I'm with Eric. They're distracting. I prefer the indented bold face look. I'll adapt though. 

See ya
Tony


----------



## Pete K. (Apr 23, 2002)

"Quoth the raven, 'nevermore'."
Edgar A. Poe


----------



## Chris Blount (Jun 22, 2001)

> _Originally posted by TNGTony _
> I'm with Eric. They're distracting. I prefer the indented bold face look. I'll adapt though.
> 
> See ya
> Tony


Thanks for the input guys. To try and make them less destracting, I've removed the automatic bold facing as you see above. No sense in having it boxed AND bold faced. Better?

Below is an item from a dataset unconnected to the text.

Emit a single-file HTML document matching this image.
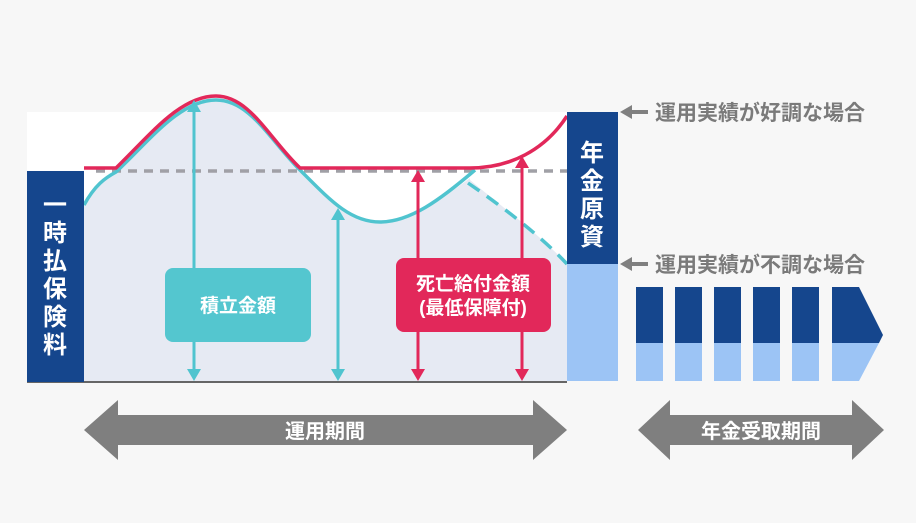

I will also work on making the box outline a little thinner.


----------



## Nick (Apr 23, 2002)

Maybe too little too late, but personally
I don't care for quote boxes - for me, 
they are distracting and inhibit the
reading flow. Definitely not an enhancement.

Just my .02


Nickster :smoking:


----------



## John Hodgson (Mar 28, 2002)

! What Nick said ! Very distracting IMHO.


----------



## Chris Blount (Jun 22, 2001)

Well, I guess it I's have it. I've removed the boxes and gone back to the original format. Thank you all for your inputs.


----------



## Nick (Apr 23, 2002)

...and our humble thanks to you, Oh
Masterful Founder, for not slaying we
naysayers with your mighty multi-keyed
input device. We beseech you, Oh User
#1, do not taketh our unworthy opinions
too serious, fer we know not those things of
which we speaketh.


----------



## TNGTony (Mar 23, 2002)

Nick,

Have you been getting into the "root" again? 

Thanks Chris

See ya
Tony


----------



## MarkA (Mar 23, 2002)

Thanks!


----------